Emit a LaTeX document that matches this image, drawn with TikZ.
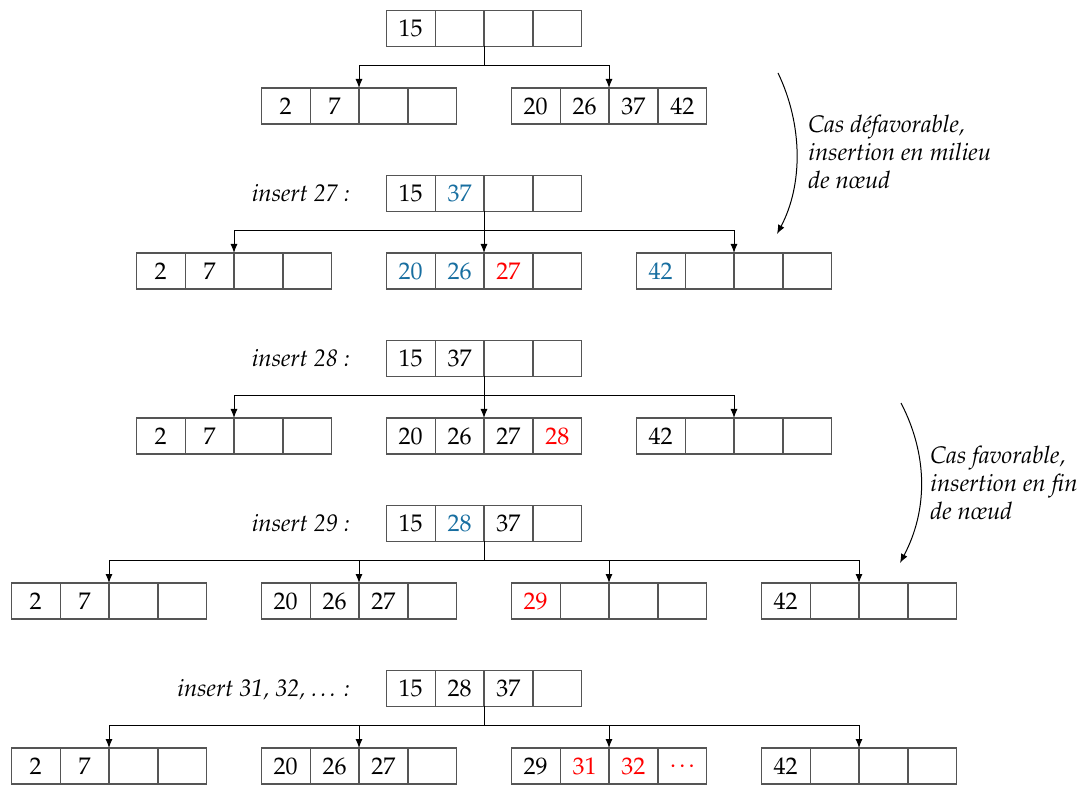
\documentclass[tikz,border=0pt]{standalone}
\usepackage[T1]{fontenc}
\usepackage{mathpazo}
\usetikzlibrary{arrows.meta}
\definecolor{tblue}{RGB}{23,110,160}
\definecolor{cellgray}{RGB}{85,85,85}
\tikzset{
  cell/.style={draw=cellgray, line width=0.6pt, minimum width=24.45pt,
    minimum height=18pt, inner sep=0pt, outer sep=0pt, anchor=west,
    font=\fontsize{12}{14.5}\selectfont},
  edge/.style={draw=black, line width=0.5pt, -{Latex[length=4.5pt,width=3.5pt]}},
  curv/.style={draw=black, line width=0.5pt, -{Latex[length=4.5pt,width=3.5pt]}},
  lbl/.style={font=\fontsize{12}{14.5}\selectfont\itshape, inner sep=0pt},
}
\newcommand\btnode[7]{%
  \node[cell,anchor=north west] (#1-1) at (#2,#3) {#4};
  \node[cell] (#1-2) at (#1-1.east) {#5};
  \node[cell] (#1-3) at (#1-2.east) {#6};
  \node[cell] (#1-4) at (#1-3.east) {#7};
}
\newcommand\tb[1]{\textcolor{tblue}{#1}}
\newcommand\tr[1]{\textcolor{red}{#1}}
\newcommand\mydots{.\kern1.6pt.\kern1.6pt.}
\begin{document}
\begin{tikzpicture}[x=0.5pt,y=-0.5pt]
\useasboundingbox (0,0) rectangle (1081,785);

% tree 0
\btnode{r0}{386.2}{10.3}{15}{}{}{}
\btnode{a0}{261.2}{88}{2}{7}{}{}
\btnode{b0}{511.2}{88}{20}{26}{37}{42}
\draw[edge] (r0-2.south east) -- ++(0,19.5) -| (a0-2.north east);
\draw[edge] (r0-2.south east) -- ++(0,19.5) -| (b0-2.north east);

% tree 1
\btnode{r1}{386.2}{175.3}{15}{\tb{37}}{}{}
\btnode{a1}{136.2}{253}{2}{7}{}{}
\btnode{b1}{386.2}{253}{\tb{20}}{\tb{26}}{\tr{27}}{}
\btnode{c1}{636.2}{253}{\tb{42}}{}{}{}
\draw[edge] (r1-2.south east) -- ++(0,19.5) -| (a1-2.north east);
\draw[edge] (r1-2.south east) -- (b1-2.north east);
\draw[edge] (r1-2.south east) -- ++(0,19.5) -| (c1-2.north east);
\node[lbl,anchor=base east] (l1) at ([xshift=-18pt]r1-1.base west) {insert 27 :};

% tree 2
\btnode{r2}{386.2}{340.3}{15}{37}{}{}
\btnode{a2}{136.2}{418}{2}{7}{}{}
\btnode{b2}{386.2}{418}{20}{26}{27}{\tr{28}}
\btnode{c2}{636.2}{418}{42}{}{}{}
\draw[edge] (r2-2.south east) -- ++(0,19.5) -| (a2-2.north east);
\draw[edge] (r2-2.south east) -- (b2-2.north east);
\draw[edge] (r2-2.south east) -- ++(0,19.5) -| (c2-2.north east);
\node[lbl,anchor=base east] (l2) at ([xshift=-18pt]r2-1.base west) {insert 28 :};

% tree 3
\btnode{r3}{386.2}{505.3}{15}{\tb{28}}{37}{}
\btnode{a3}{11.2}{583}{2}{7}{}{}
\btnode{b3}{261.2}{583}{20}{26}{27}{}
\btnode{c3}{511.2}{583}{\tr{29}}{}{}{}
\btnode{d3}{761.2}{583}{42}{}{}{}
\draw[edge] (r3-2.south east) -- ++(0,19.5) -| (a3-2.north east);
\draw[edge] (r3-2.south east) -- ++(0,19.5) -| (b3-2.north east);
\draw[edge] (r3-2.south east) -- ++(0,19.5) -| (c3-2.north east);
\draw[edge] (r3-2.south east) -- ++(0,19.5) -| (d3-2.north east);
\node[lbl,anchor=base east] (l3) at ([xshift=-18pt]r3-1.base west) {insert 29 :};

% tree 4
\btnode{r4}{386.2}{670.3}{15}{28}{37}{}
\btnode{a4}{11.2}{748}{2}{7}{}{}
\btnode{b4}{261.2}{748}{20}{26}{27}{}
\btnode{c4}{511.2}{748}{29}{\tr{31}}{\tr{32}}{\tr{\mydots}}
\btnode{d4}{761.2}{748}{42}{}{}{}
\draw[edge] (r4-2.south east) -- ++(0,19.5) -| (a4-2.north east);
\draw[edge] (r4-2.south east) -- ++(0,19.5) -| (b4-2.north east);
\draw[edge] (r4-2.south east) -- ++(0,19.5) -| (c4-2.north east);
\draw[edge] (r4-2.south east) -- ++(0,19.5) -| (d4-2.north east);
\node[lbl,anchor=base east] (l4) at ([xshift=-18pt]r4-1.base west) {insert 31, 32, \mydots\hspace{4pt}:};

% comments
\coordinate (s1) at (778,73);
\coordinate (e1) at (777,234);
\draw[curv] (s1) .. controls (803,125) and (803,185) .. (e1);
\node[lbl,anchor=base west] (t1a) at (808,133) {Cas d\'efavorable,};
\node[lbl,anchor=base west] (t1b) at (808,161) {insertion en milieu};
\node[lbl,anchor=base west] (t1c) at (808,189) {de n\oe ud};

\coordinate (s2) at (901,403);
\coordinate (e2) at (900,563);
\draw[curv] (s2) .. controls (928,455) and (928,510) .. (e2);
\node[lbl,anchor=base west] (t2a) at (930,464) {Cas favorable,};
\node[lbl,anchor=base west] (t2b) at (930,492) {insertion en fin};
\node[lbl,anchor=base west] (t2c) at (930,520) {de n\oe ud};
\end{tikzpicture}
\end{document}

# # # #

--- What the task asks ---
From the first line above down to the line with "(0,0) rectangle (1081,785);", reproduce every line and no others, omitting pictures.

--- Finished exercise ---
Emit a LaTeX document that matches this image, drawn with TikZ.
\documentclass[tikz,border=0pt]{standalone}
\usepackage[T1]{fontenc}
\usepackage{mathpazo}
\usetikzlibrary{arrows.meta}
\definecolor{tblue}{RGB}{23,110,160}
\definecolor{cellgray}{RGB}{85,85,85}
\tikzset{
  cell/.style={draw=cellgray, line width=0.6pt, minimum width=24.45pt,
    minimum height=18pt, inner sep=0pt, outer sep=0pt, anchor=west,
    font=\fontsize{12}{14.5}\selectfont},
  edge/.style={draw=black, line width=0.5pt, -{Latex[length=4.5pt,width=3.5pt]}},
  curv/.style={draw=black, line width=0.5pt, -{Latex[length=4.5pt,width=3.5pt]}},
  lbl/.style={font=\fontsize{12}{14.5}\selectfont\itshape, inner sep=0pt},
}
\newcommand\btnode[7]{%
  \node[cell,anchor=north west] (#1-1) at (#2,#3) {#4};
  \node[cell] (#1-2) at (#1-1.east) {#5};
  \node[cell] (#1-3) at (#1-2.east) {#6};
  \node[cell] (#1-4) at (#1-3.east) {#7};
}
\newcommand\tb[1]{\textcolor{tblue}{#1}}
\newcommand\tr[1]{\textcolor{red}{#1}}
\newcommand\mydots{.\kern1.6pt.\kern1.6pt.}
\begin{document}
\begin{tikzpicture}[x=0.5pt,y=-0.5pt]
\useasboundingbox (0,0) rectangle (1081,785);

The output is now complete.